Muita gente assistiu de pé.
Sentia-se
o orgulho do público. ”Tá mais gente do
que em dia de Feira”, disse D. Olinda, cujo marido preferiu ficar na
companhia de uma grade de minis, em casa.
Salomão
entrou nas suas vidas; a palavra de Saramago libertou-se das academias, dos
poeirentos e elitistas círculos literários, rebelou-se contra o seu uso na
ostentação absurda e cavalar desses meios em si mesmos fechados e
multiplicou-se em formas, sons e cores na imaginação das pessoas. A palavra
literária foi dada ao povo. Até mais do que dada.

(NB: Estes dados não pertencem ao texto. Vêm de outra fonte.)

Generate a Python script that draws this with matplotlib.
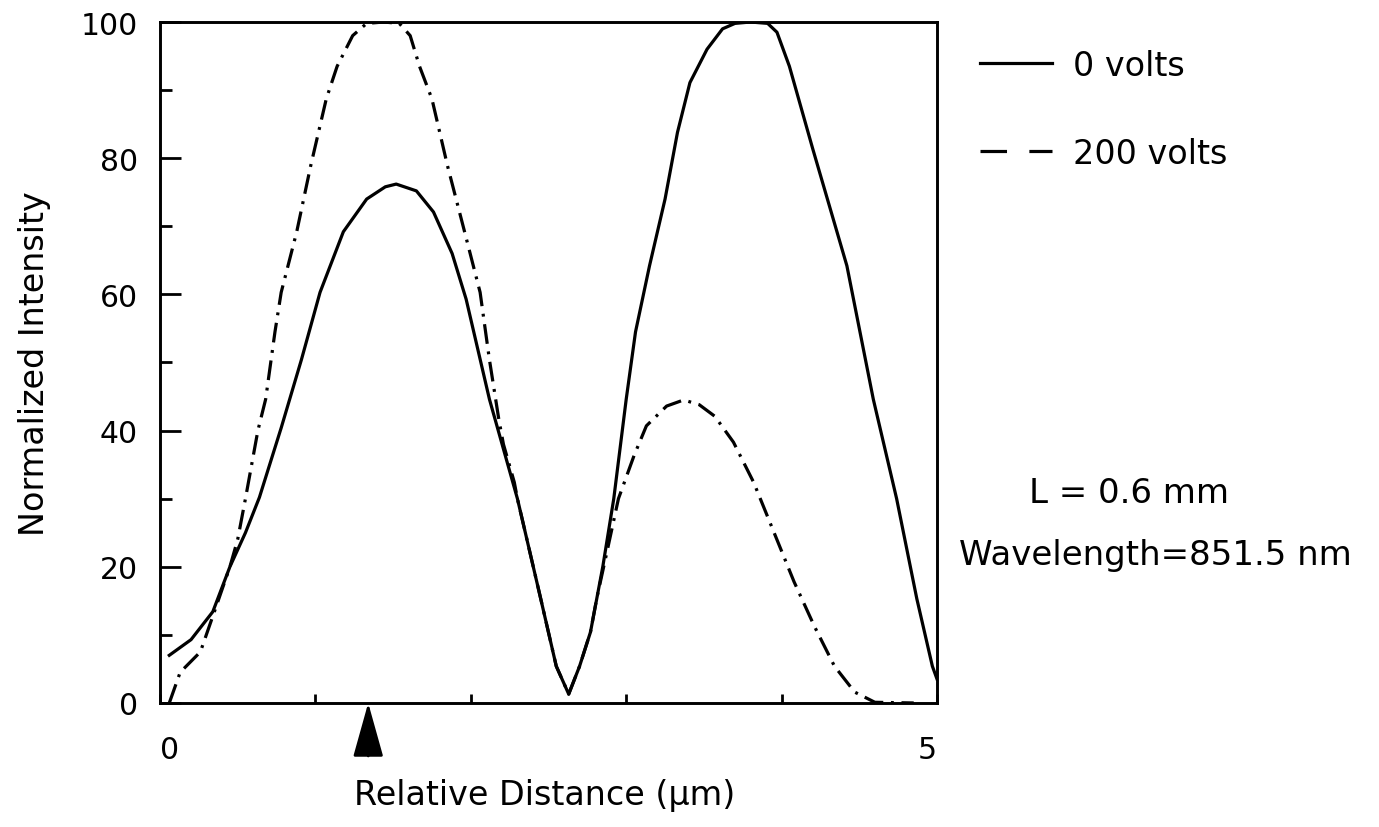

A palavra do nobel português
foi reconstruida, ampliada no seu significado, pela conjugação do esforço e da
paixão da companhia de teatro, da produção musical e da população.
O
vínculo emocional ao que foi construído é muito forte. Durante o espectáculo, os
comentários sobre a história foram intercalados com o espanto pelos cenários,
luzes, a música de Luís Pastor e Flor de Jara, os poemas de Saramago, a
pirotecnia e o reconhecimento dos vizinhos e amigos que contracenavam com os
actores profissionais. Percebeu-se, também, que muito público havia acompanhado
os ensaios, pois reconheceram muitas das cenas ensaiadas. Muitas, mas não
todas. O fim de Salomão só foi revelado no fim da peça. Aí, sentiu-se o impacto
dramático na respiração dos espectadores.
Perante
todos, aquele engenho cénico transformou-se em animal de estimação.
Uma
criança não quis acreditar no destino de Salomão. A ingenuidade de menino
impede-o de saber que o elefante é “troiano” tal qual é Peter Pan, Moby Dick,
ou outro singular personagem: traz, dentro de si, a destruição do mundo
monocromático e plano. Transporta, no seu interior, a magia da literatura.
As
luzes apagaram-se. A rua escureceu. E a voz de José Saramago ecoou por entre as
casas e bem dentro da saudade.
As
luzes reacenderam-se, a música acelerou, as pessoas acompanharam com palmas
enquanto todos os intervenientes no espectáculo dançavam na rua. A fraternidade
completou-se com a invasão do espaço cénico pelo público, com as lágrimas e os
risos, os abraços e as danças, os parabéns e as despedidas, as fotografias e os
beijos.
A
cultura é fraternidade. E ela aconteceu com grande intensidade em Aguiar da
Beira.
De
manhã, o sol mostrava a rua seca. Mas já não era a mesma rua. Estava mais
triste e vazia. Salomão tinha partido.